A real-time 3-dimensional, nonlinear simulator for the dynamical behaviour of trucks has been developed. The simulator serves as industrial test stand for examinations on different electronic control systems. This paper describes the challenging task of developing a powerful real-time simulator with hardware coupling based on parallel transputer systems. The integration of an anti-lock braking system (ABS) as hardware-in-the-loop by means of an interface electronic device is described. The interface electronics provide the coupling of the electronic control unit (ECU). The special demands on the signals and the resulting concept for the developed electronic interface are specified. Some results from dynamic braking simulations show the quality of the simulator.

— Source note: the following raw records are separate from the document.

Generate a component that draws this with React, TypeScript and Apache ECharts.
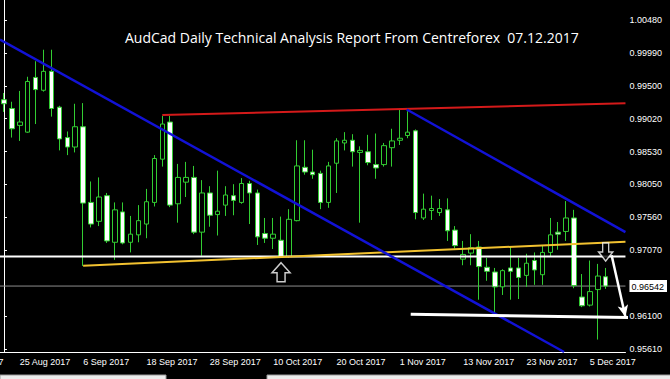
import React, { useEffect, useRef } from 'react';
import * as echarts from 'echarts';

// ---- categories (trading days) ----
const AUG_DAYS = [23, 24, 25, 28, 29, 30, 31];
const SEP_DAYS = [1, 4, 5, 6, 7, 8, 11, 12, 13, 14, 15, 18, 19, 20, 21, 22, 25, 26, 27, 28, 29];
const OCT_DAYS = [2, 3, 4, 5, 6, 9, 10, 11, 12, 13, 16, 17, 18, 19, 20, 23, 24, 25, 26, 27, 30, 31];
const NOV_DAYS = [1, 2, 3, 6, 7, 8, 9, 10, 13, 14, 15, 16, 17, 20, 21, 22, 23, 24, 27, 28, 29, 30];
const DEC_DAYS = [1, 4, 5, 6, 7];
const dates = [
  ...AUG_DAYS.map((d) => `${d} Aug 2017`),
  ...SEP_DAYS.map((d) => `${d} Sep 2017`),
  ...OCT_DAYS.map((d) => `${d} Oct 2017`),
  ...NOV_DAYS.map((d) => `${d} Nov 2017`),
  ...DEC_DAYS.map((d) => `${d} Dec 2017`),
];
const EMPTY_SLOTS = ['', ''];
const categories = [...dates, ...EMPTY_SLOTS];

// ---- OHLC ----
const opens = [
  0.9930, 0.9917, 0.9892, 0.9882, 0.9963, 0.9944, 0.9972, 0.9919, 0.9874, 0.9860,
  0.9890, 0.9778, 0.9750, 0.9788, 0.9719, 0.9764, 0.9719, 0.9730, 0.9746, 0.9778,
  0.9842, 0.9897, 0.9776, 0.9808, 0.9815, 0.9734, 0.9792, 0.9760, 0.9774, 0.9788,
  0.9778, 0.9806, 0.9792, 0.9732, 0.9725, 0.9722, 0.9698, 0.9751, 0.9830, 0.9823,
  0.9821, 0.9778, 0.9836, 0.9866, 0.9870, 0.9852, 0.9853, 0.9834, 0.9834, 0.9859,
  0.9870, 0.9877, 0.9884, 0.9755, 0.9766, 0.9763, 0.9767, 0.9737, 0.9694, 0.9703,
  0.9712, 0.9682, 0.9675, 0.9653, 0.9681, 0.9681, 0.9670, 0.9692, 0.9671, 0.9704,
  0.9734, 0.9735, 0.9755, 0.9638, 0.9626, 0.9649, 0.9668,
];
const closes = [
  0.9924, 0.9887, 0.9897, 0.9957, 0.9945, 0.9972, 0.9917, 0.9872, 0.9860, 0.9890,
  0.9777, 0.9746, 0.9786, 0.9721, 0.9767, 0.9718, 0.9731, 0.9751, 0.9779, 0.9843,
  0.9894, 0.9774, 0.9815, 0.9815, 0.9734, 0.9792, 0.9759, 0.9765, 0.9789, 0.9781,
  0.9806, 0.9792, 0.9727, 0.9725, 0.9731, 0.9698, 0.9753, 0.9832, 0.9823, 0.9819,
  0.9778, 0.9832, 0.9869, 0.9870, 0.9853, 0.9855, 0.9837, 0.9829, 0.9862, 0.9869,
  0.9873, 0.9882, 0.9763, 0.9768, 0.9769, 0.9769, 0.9736, 0.9714, 0.9701, 0.9711,
  0.9683, 0.9676, 0.9653, 0.9677, 0.9676, 0.9667, 0.9688, 0.9678, 0.9704, 0.9730,
  0.9731, 0.9755, 0.9655, 0.9625, 0.9646, 0.9669, 0.96542,
];
const lows = [
  0.9912, 0.9874, 0.9869, 0.9881, 0.9894, 0.9942, 0.9905, 0.9855, 0.9848, 0.9852,
  0.9684, 0.9741, 0.9743, 0.9718, 0.9693, 0.9716, 0.9704, 0.9719, 0.9725, 0.9772,
  0.9831, 0.9771, 0.9748, 0.9786, 0.9731, 0.9699, 0.9742, 0.9729, 0.9758, 0.9759,
  0.9776, 0.9746, 0.9715, 0.9718, 0.9709, 0.9696, 0.9696, 0.9750, 0.9819, 0.9813,
  0.9768, 0.9770, 0.9792, 0.9855, 0.9831, 0.9748, 0.9833, 0.9813, 0.9831, 0.9831,
  0.9863, 0.9873, 0.9753, 0.9752, 0.9752, 0.9758, 0.9721, 0.9710, 0.9685, 0.9685,
  0.9634, 0.9662, 0.9614, 0.9641, 0.9634, 0.9635, 0.9653, 0.9656, 0.9656, 0.9698,
  0.9708, 0.9721, 0.9651, 0.9623, 0.9624, 0.9575, 0.9650,
];
const highs = [
  0.9940, 0.9927, 0.9943, 0.9964, 0.9987, 1.0004, 1.0004, 0.9921, 0.9883, 0.9924,
  0.9925, 0.9809, 0.9815, 0.9792, 0.9778, 0.9778, 0.9758, 0.9774, 0.9798, 0.9848,
  0.9906, 0.9906, 0.9835, 0.9838, 0.9832, 0.9811, 0.9802, 0.9825, 0.9802, 0.9805,
  0.9814, 0.9810, 0.9797, 0.9755, 0.9755, 0.9757, 0.9768, 0.9870, 0.9870, 0.9856,
  0.9825, 0.9838, 0.9873, 0.9882, 0.9879, 0.9861, 0.9878, 0.9880, 0.9866, 0.9887,
  0.9917, 0.9913, 0.9886, 0.9791, 0.9788, 0.9783, 0.9784, 0.9743, 0.9721, 0.9731,
  0.9721, 0.9696, 0.9681, 0.9679, 0.9713, 0.9696, 0.9702, 0.9704, 0.9715, 0.9755,
  0.9749, 0.9780, 0.9767, 0.9672, 0.9692, 0.9687, 0.9681,
];

// ---- price axis ----
const Y_MIN = 0.95566;
const Y_MAX = 1.00776;
const BID = 0.96542;
const yTickValues = [0.9561, 0.961, 0.9707, 0.9756, 0.9805, 0.9853, 0.9902, 0.995, 0.9999, 1.0048];
const yLabelValues = [...yTickValues, BID];

// ---- drawn objects: [bar index, price] ----
const redLine = [[20, 0.99074], [78.5, 0.99247]];
const blueLineUpper = [[-0.5, 1.0019], [70.75, 0.95566]];
const blueLineRight = [[50.875, 0.99155], [78.5, 0.9734]];
const orangeLine = [[10, 0.96842], [78.5, 0.97199]];
const whiteSupport = [[51.375, 0.96123], [79.3, 0.96077]];
const whiteLevel = [[-0.5, 0.9698], [78.5, 0.9698]];
const bidLine = [[-0.5, BID], [78.5, BID]];
const arrowLine = [[76.75, 0.96998], [78.5, 0.96083]];
const upArrowPoint = [35, 0.96747];
const downArrowPoint = [76, 0.97046];

const TITLE = 'AudCad Daily Technical Analysis Report From Centreforex  07.12.2017';
const CUT_LABEL = '15 Aug 2017';

const AXIS_FONT = 'Liberation Sans';

const labelEvery = (index: number) => index >= 2 && index < dates.length && (index - 2) % 8 === 0;

export default function App() {
  const ref = useRef<HTMLDivElement>(null);
  useEffect(() => {
    document.body.style.margin = '0';
    document.body.style.background = '#000';
    if (!ref.current) return;
    const chart = echarts.init(ref.current, undefined, { renderer: 'svg' });

    const trend = (data: number[][], color: string, width: number, clip = true, z = 3) => ({
      type: 'line',
      xAxisIndex: 1,
      data,
      symbol: 'none',
      silent: true,
      clip,
      lineStyle: { color, width },
      z,
    });

    const option: any = {
      animation: false,
      backgroundColor: '#000',
      title: {
        text: TITLE,
        left: 125,
        top: 30,
        padding: 0,
        textStyle: { color: '#fff', fontSize: 14, fontWeight: 'normal', fontFamily: 'Open Sans' },
      },
      grid: { left: -6, top: 0, width: 632, height: 352 },
      xAxis: [
        {
          type: 'category',
          data: categories,
          boundaryGap: true,
          axisLine: { lineStyle: { color: '#fff', width: 1 } },
          axisTick: { interval: labelEvery, alignWithLabel: true, length: 4, lineStyle: { color: '#fff' } },
          axisLabel: {
            interval: labelEvery,
            color: '#fff',
            fontSize: 9,
            fontFamily: AXIS_FONT,
            align: 'left',
            margin: 5,
          },
          splitLine: { show: false },
        },
        { type: 'value', min: -0.5, max: 78.5, show: false },
      ],
      yAxis: {
        type: 'value',
        position: 'right',
        min: Y_MIN,
        max: Y_MAX,
        axisLine: { show: true, lineStyle: { color: '#fff', width: 1 } },
        axisTick: { show: true, customValues: yTickValues, length: 3, lineStyle: { color: '#fff' } },
        axisLabel: {
          customValues: yLabelValues,
          formatter: (v: number) => (Math.abs(v - BID) < 1e-7 ? `{bid|${v.toFixed(5)}}` : v.toFixed(5)),
          color: '#fff',
          fontSize: 9,
          fontFamily: AXIS_FONT,
          margin: 4,
          rich: {
            bid: {
              color: '#000',
              backgroundColor: '#fff',
              fontSize: 9,
              fontFamily: AXIS_FONT,
              padding: [2, 3, 1, 2],
            },
          },
        },
        splitLine: { show: false },
      },
      graphic: [
        {
          type: 'text',
          left: -47,
          top: 357,
          style: { text: CUT_LABEL, fill: '#fff', font: `9px "${AXIS_FONT}"` },
        },
        { type: 'rect', shape: { x: 0, y: 375, width: 166, height: 6 }, style: { fill: '#ececec', stroke: '#9a9a9a' } },
        { type: 'rect', shape: { x: 267, y: 375, width: 410, height: 6 }, style: { fill: '#ececec', stroke: '#9a9a9a' } },
      ],
      series: [
        trend(bidLine, '#8c8c8c', 1, true, 1),
        {
          type: 'candlestick',
          xAxisIndex: 0,
          data: opens.map((o, i) => [o, closes[i], lows[i], highs[i]]),
          barWidth: 5,
          itemStyle: {
            color: '#000',
            color0: '#fff',
            borderColor: '#32cd32',
            borderColor0: '#32cd32',
            borderColorDoji: '#32cd32',
            borderWidth: 1,
          },
          z: 2,
        },
        trend(whiteLevel, '#ffffff', 2),
        trend(orangeLine, '#f2c230', 2),
        trend(redLine, '#d41a1a', 2),
        trend(blueLineUpper, '#1212d6', 2.5),
        trend(blueLineRight, '#1212d6', 2.5),
        trend(whiteSupport, '#ffffff', 3, false),
        {
          type: 'line',
          xAxisIndex: 1,
          data: [],
          clip: false,
          silent: true,
          z: 4,
          markLine: {
            silent: true,
            animation: false,
            symbol: ['none', 'arrow'],
            symbolSize: [8, 12],
            label: { show: false },
            itemStyle: { color: '#fff' },
            lineStyle: { color: '#fff', width: 2.5, type: 'solid' },
            data: [[{ coord: arrowLine[0] }, { coord: arrowLine[1] }]],
          },
        },
        {
          type: 'scatter',
          xAxisIndex: 0,
          silent: true,
          z: 5,
          itemStyle: { color: '#000', borderColor: '#fff', borderWidth: 1.5 },
          data: [
            {
              value: upArrowPoint,
              symbol: 'path://M9,0 L18,10 L13,10 L13,19 L5,19 L5,10 L0,10 Z',
              symbolSize: [18, 19],
            },
            {
              value: downArrowPoint,
              symbol: 'path://M4,0 L10,0 L10,9 L14,9 L7,18 L0,9 L4,9 Z',
              symbolSize: [14, 18],
            },
          ],
        },
      ],
    };
    chart.setOption(option);
    return () => chart.dispose();
  }, []);
  return <div ref={ref} style={{ width: 670, height: 379, background: '#000' }} />;
}
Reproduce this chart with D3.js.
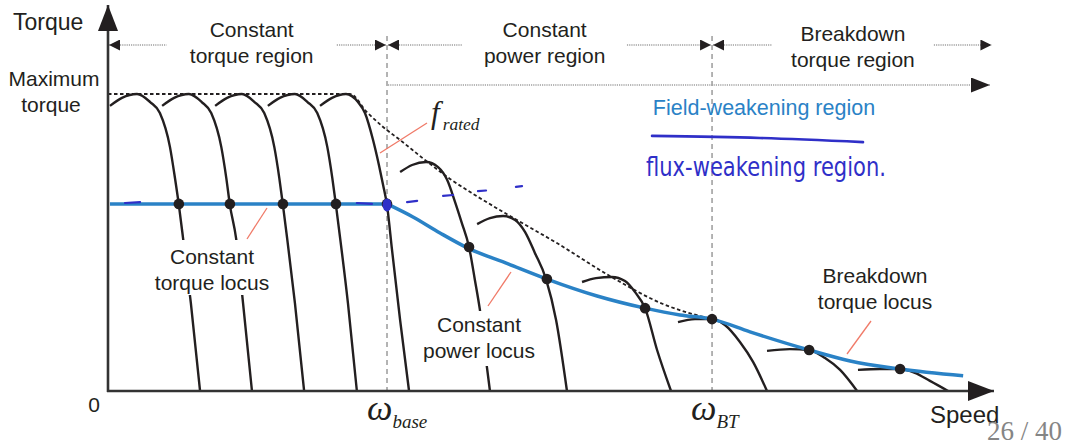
<!DOCTYPE html>
<html>
<head>
<meta charset="utf-8">
<script src="https://cdn.jsdelivr.net/npm/d3@7"></script>
<style>
  body { margin: 0; background: #fff; }
  svg { display: block; font-family: "Liberation Sans", Arial, sans-serif; }
</style>
</head>
<body>
<svg width="1065" height="447"></svg>
<script>
// speed in % of base speed, torque in % of maximum torque
const speedBase = 100
const speedBT = 216.5
const maxTorque = 100
const ratedTorque = 63

// torque-speed curves, one per supply frequency
const torqueCurves = [
  [[0.7, 96], [5, 98.7], [10.4, 100], [15.1, 97.3], [18.6, 93.6], [22.2, 82.2], [24, 71.7], [25.4, 62.6], [26.9, 51.5], [29.7, 29.6], [33, 0]],
  [[19.4, 96], [23.7, 98.7], [29, 100], [33.6, 97.3], [37, 93.6], [40.6, 82.2], [42.4, 71.7], [43.7, 62.6], [45.9, 51.5], [48.4, 29.6], [51.6, 0]],
  [[38.4, 96], [42.7, 98.7], [48, 100], [52.5, 97.3], [56, 93.6], [59.6, 82.2], [61.4, 71.7], [62.7, 62.6], [64.2, 51.5], [67, 29.6], [70.3, 0]],
  [[57.3, 96], [61.6, 98.7], [67, 100], [71.5, 97.3], [75, 93.6], [78.6, 82.2], [80.4, 71.7], [81.7, 62.6], [83.2, 51.5], [86, 29.6], [89.2, 0]],
  [[76, 96], [80.3, 98.7], [85.3, 100], [89.6, 97.3], [92.1, 93.6], [95, 84.5], [97.1, 76.1], [98.6, 69.4], [100, 62.6], [101.8, 47.5], [104.7, 23.9], [107.9, 0]],
  [[104.7, 73.7], [109, 76.1], [114, 77.1], [118.3, 75.4], [121.5, 71.2], [124.4, 63.6], [126.8, 56.6], [129.4, 48.5], [131.5, 37.4], [133.3, 27.3], [135.8, 8.1], [136.9, 0]],
  [[132.3, 56.2], [136.9, 58.2], [141.6, 58.9], [145.9, 57.6], [149.5, 53.5], [153, 46.5], [157, 37.7], [160.6, 23.9], [164.5, 0]],
  [[169.9, 36.7], [174.9, 38], [180.6, 38.4], [185.3, 37], [188.9, 33.3], [192.5, 27.9], [196.8, 13.8], [201.8, 0]],
  [[204.3, 23.2], [210.4, 24.2], [216.5, 24.2], [221.1, 22.2], [226.5, 16.5], [231.2, 9.8], [236.2, 0]],
  [[236.2, 13.5], [244.4, 14.1], [251.3, 13.8], [257, 11.1], [262.4, 7.1], [268.5, 0]],
  [[268.8, 7.1], [276.7, 7.4], [283.9, 7.4], [289.2, 6.1], [294.6, 3.4], [301.1, 0]]
]

// maximum torque envelope (dotted)
const envelope = [[0, 100], [86.7, 100], [92.8, 93.9], [98.6, 88.9], [104.7, 84.5], [113.6, 77.8], [122.6, 71.4],
  [131.5, 66], [142.3, 59.9], [160.9, 49.8], [179.9, 38.7], [198.9, 29.3], [216.5, 24.2]]

// operating locus (blue)
const torqueLocus = [[0.7, 63], [100, 63]]
const powerLocus = [[100, 63], [109.3, 58.6], [119, 53.2], [129, 48.1], [143.4, 42.8], [157.3, 37.7], [175.3, 32],
  [192.5, 27.9], [205, 25.6], [216.5, 24.2], [230.1, 19.9], [251.3, 13.8], [266, 10.1], [283.9, 7.4], [306.5, 5.1]]

const locusDots = [[25.4, 63], [43.7, 63], [62.7, 63], [81.7, 63], [100, 63], [129.4, 48.5], [157.3, 37.7],
  [192.5, 27.9], [216.5, 24.2], [251.3, 13.8], [283.9, 7.4]]

// handwritten marks
const penDashes = [
  [[6.1, 63.3], [11.5, 63.6]], [[89.2, 63.3], [94.6, 63]], [[107.2, 63.6], [110.8, 64]],
  [[120.1, 65.7], [123.7, 66]], [[132.6, 67.3], [135.5, 67.5]], [[146.2, 68.7], [148.4, 69]]
]
const penOverline = [[195, 85.9], [233.7, 85.2], [270.6, 83.8]]
const penText = "flux-weakening region."

const regions = [
  {from: 0, to: speedBase, lines: ["Constant", "torque region"], gap: [21, 82], dy: 0},
  {from: speedBase, to: speedBT, lines: ["Constant", "power region"], gap: [127, 186], dy: 0},
  {from: speedBT, to: 317, lines: ["Breakdown", "torque region"], gap: [238, 296], dy: 4}
]

const svg = d3.select("svg")
const ink = "#231f20"
const blue = "#2a82c6"
const pen = "#2f2fc8"
const leader = "#f07a68"

const x = d3.scaleLinear().domain([0, 317.2]).range([108, 993])
const y = d3.scaleLinear().domain([0, 100]).range([391, 94])

const line = d3.line().x(d => x(d[0])).y(d => y(d[1]))
const smooth = d3.line().x(d => x(d[0])).y(d => y(d[1])).curve(d3.curveMonotoneX)

// arrowheads
const defs = svg.append("defs")
function marker(id, w, h) {
  defs.append("marker").attr("id", id)
    .attr("viewBox", `0 0 ${w} ${h}`).attr("refX", w).attr("refY", h / 2)
    .attr("markerWidth", w).attr("markerHeight", h).attr("markerUnits", "userSpaceOnUse")
    .attr("orient", "auto-start-reverse")
    .append("path").attr("d", `M0,0L${w},${h / 2}L0,${h}Z`).attr("fill", ink)
}
marker("small", 11, 11)
marker("big", 19, 15)
marker("axis", 26, 20)

// vertical dashed boundaries
svg.selectAll(".vline").data([speedBase, speedBT]).join("line")
  .attr("x1", d => x(d)).attr("x2", d => x(d))
  .attr("y1", 36).attr("y2", y(0))
  .attr("stroke", "#8c8c8c").attr("stroke-width", 1.3).attr("stroke-dasharray", "5,4")

// region arrows
regions.forEach(r => {
  const ry = 45
  svg.append("line").attr("x1", x(r.from) + 1).attr("x2", x(r.gap[0]))
    .attr("y1", ry).attr("y2", ry)
    .attr("stroke", "#a0a0a0").attr("stroke-width", 1.4).attr("stroke-dasharray", "1.2,1")
    .attr("marker-start", "url(#small)")
  svg.append("line").attr("x1", x(r.gap[1])).attr("x2", x(r.to) - 1)
    .attr("y1", ry).attr("y2", ry)
    .attr("stroke", "#a0a0a0").attr("stroke-width", 1.4).attr("stroke-dasharray", "1.2,1")
    .attr("marker-end", "url(#small)")
  const cx = (x(r.gap[0]) + x(r.gap[1])) / 2
  r.lines.forEach((t, i) => {
    svg.append("text").attr("x", cx).attr("y", 37 + r.dy + i * 26)
      .attr("text-anchor", "middle").attr("font-size", 21).attr("fill", ink).text(t)
  })
})

// field-weakening arrow
svg.append("line").attr("x1", x(speedBase) + 1).attr("x2", 990).attr("y1", 85).attr("y2", 85)
  .attr("stroke", "#a0a0a0").attr("stroke-width", 1.4).attr("stroke-dasharray", "1.2,1")
  .attr("marker-end", "url(#big)")
svg.append("text").attr("x", 764).attr("y", 115).attr("text-anchor", "middle")
  .attr("font-size", 21.5).attr("fill", blue).text("Field-weakening region")

// max torque envelope
svg.append("path").datum(envelope).attr("d", smooth)
  .attr("fill", "none").attr("stroke", ink).attr("stroke-width", 1.8).attr("stroke-dasharray", "3.5,2.5")

// torque-speed curves
svg.selectAll(".curve").data(torqueCurves).join("path")
  .attr("d", smooth).attr("fill", "none").attr("stroke", ink).attr("stroke-width", 2.4)

// locus lines
svg.append("path").datum(torqueLocus).attr("d", line)
  .attr("fill", "none").attr("stroke", blue).attr("stroke-width", 3.5)
svg.append("path").datum(powerLocus).attr("d", smooth)
  .attr("fill", "none").attr("stroke", blue).attr("stroke-width", 3.5)

svg.selectAll(".dot").data(locusDots).join("circle")
  .attr("cx", d => x(d[0])).attr("cy", d => y(d[1])).attr("r", 5.3).attr("fill", ink)

// labels with white backing (they hide the curves behind)
const locusLabels = [
  {lines: ["Constant", "torque locus"], cx: 212, top: 240, w: 122, base: 264, from: [267, 208], to: [247, 239]},
  {lines: ["Constant", "power locus"], cx: 479, top: 311, w: 118, base: 332, from: [511, 272], to: [488, 306]},
  {lines: ["Breakdown", "torque locus"], cx: 875, top: 262, w: 0, base: 283, from: [871, 321], to: [847, 354]}
]
locusLabels.forEach(l => {
  if (l.w) svg.append("rect").attr("x", l.cx - l.w / 2).attr("y", l.top).attr("width", l.w).attr("height", 55).attr("fill", "#fff")
  l.lines.forEach((t, i) => {
    svg.append("text").attr("x", l.cx).attr("y", l.base + i * 25.5).attr("text-anchor", "middle")
      .attr("font-size", 21).attr("fill", ink).text(t)
  })
  svg.append("line").attr("x1", l.from[0]).attr("y1", l.from[1]).attr("x2", l.to[0]).attr("y2", l.to[1])
    .attr("stroke", leader).attr("stroke-width", 1.3)
})

// f rated
svg.append("line").attr("x1", 427).attr("y1", 123).attr("x2", 380).attr("y2", 153)
  .attr("stroke", leader).attr("stroke-width", 1.3)
const fr = svg.append("text").attr("x", 431).attr("y", 123)
  .attr("font-family", "'Liberation Serif', 'Times New Roman', serif").attr("font-style", "italic").attr("fill", ink)
fr.append("tspan").attr("font-size", 31).text("f")
fr.append("tspan").attr("font-size", 17.5).attr("dx", 3).attr("dy", 7).text("rated")

// axes
svg.append("line").attr("x1", x(0)).attr("x2", x(0)).attr("y1", y(0) + 1).attr("y2", 5)
  .attr("stroke", "#333").attr("stroke-width", 2.6).attr("marker-end", "url(#axis)")
svg.append("line").attr("x1", x(0) - 1).attr("x2", 994).attr("y1", y(0)).attr("y2", y(0))
  .attr("stroke", "#333").attr("stroke-width", 2.6).attr("marker-end", "url(#axis)")

svg.append("text").attr("x", 13).attr("y", 30).attr("font-size", 23).attr("fill", ink).text("Torque")
svg.append("text").attr("x", 930).attr("y", 423).attr("font-size", 24).attr("fill", ink).text("Speed")
svg.append("text").attr("x", 94).attr("y", 412).attr("text-anchor", "middle").attr("font-size", 21).attr("fill", ink).text("0")
svg.append("text").attr("x", 54).attr("y", 86).attr("text-anchor", "middle").attr("font-size", 21).attr("fill", ink).text("Maximum")
svg.append("text").attr("x", 51).attr("y", 112).attr("text-anchor", "middle").attr("font-size", 21).attr("fill", ink).text("torque")

const omegaTicks = [{v: speedBase, sub: "base", dx: -20}, {v: speedBT, sub: "BT", dx: -21}]
omegaTicks.forEach(o => {
  const t = svg.append("text").attr("x", x(o.v) + o.dx).attr("y", 420)
    .attr("font-family", "'Liberation Serif', 'Times New Roman', serif").attr("font-style", "italic").attr("fill", ink)
  t.append("tspan").attr("font-size", 36).text("ω")
  t.append("tspan").attr("font-size", 19).attr("dy", 8).text(o.sub)
})

// handwritten annotations
svg.selectAll(".dash").data(penDashes).join("path").attr("d", line)
  .attr("fill", "none").attr("stroke", pen).attr("stroke-width", 2.2).attr("stroke-linecap", "round")
svg.append("ellipse").attr("cx", x(speedBase)).attr("cy", y(ratedTorque) + 1).attr("rx", 4.5).attr("ry", 6.5).attr("fill", pen)
svg.append("path").datum(penOverline).attr("d", smooth)
  .attr("fill", "none").attr("stroke", pen).attr("stroke-width", 2.6).attr("stroke-linecap", "round")
svg.append("text").attr("x", 646).attr("y", 176).attr("font-family", "'DejaVu Sans', sans-serif")
  .attr("font-size", 27).attr("fill", pen).attr("textLength", 240).attr("lengthAdjust", "spacingAndGlyphs")
  .text(penText)

// page number
svg.append("text").attr("x", 1062).attr("y", 440).attr("text-anchor", "end")
  .attr("font-family", "'Liberation Serif', 'Times New Roman', serif").attr("font-size", 27).attr("fill", "#858585")
  .text("26 / 40")
</script>
</body>
</html>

For the development of electronic control units in modern automotive vehicles, real-time simulations have become an important tool. Using simulators for rapid control prototyping reduces the development time significantly. Testing electronic devices with hardware-in-the-loop simulators replaces many time consuming and expensive experiments. The computational performance needed for real-time simulations in vehicle dynamics may be achieved by parallel computer systems. As it is shown in this paper, multi-computer systems are particularly well suited for real-time simulations in vehicle dynamics and provide an inexpensive solution to the required hardware needs. The advantages of the multi-computer-based approach are presented and the scaleability of the system, due to the modularity of the simulator is shown. The parallelism of the simulator involves certain drawbacks which are discussed as well.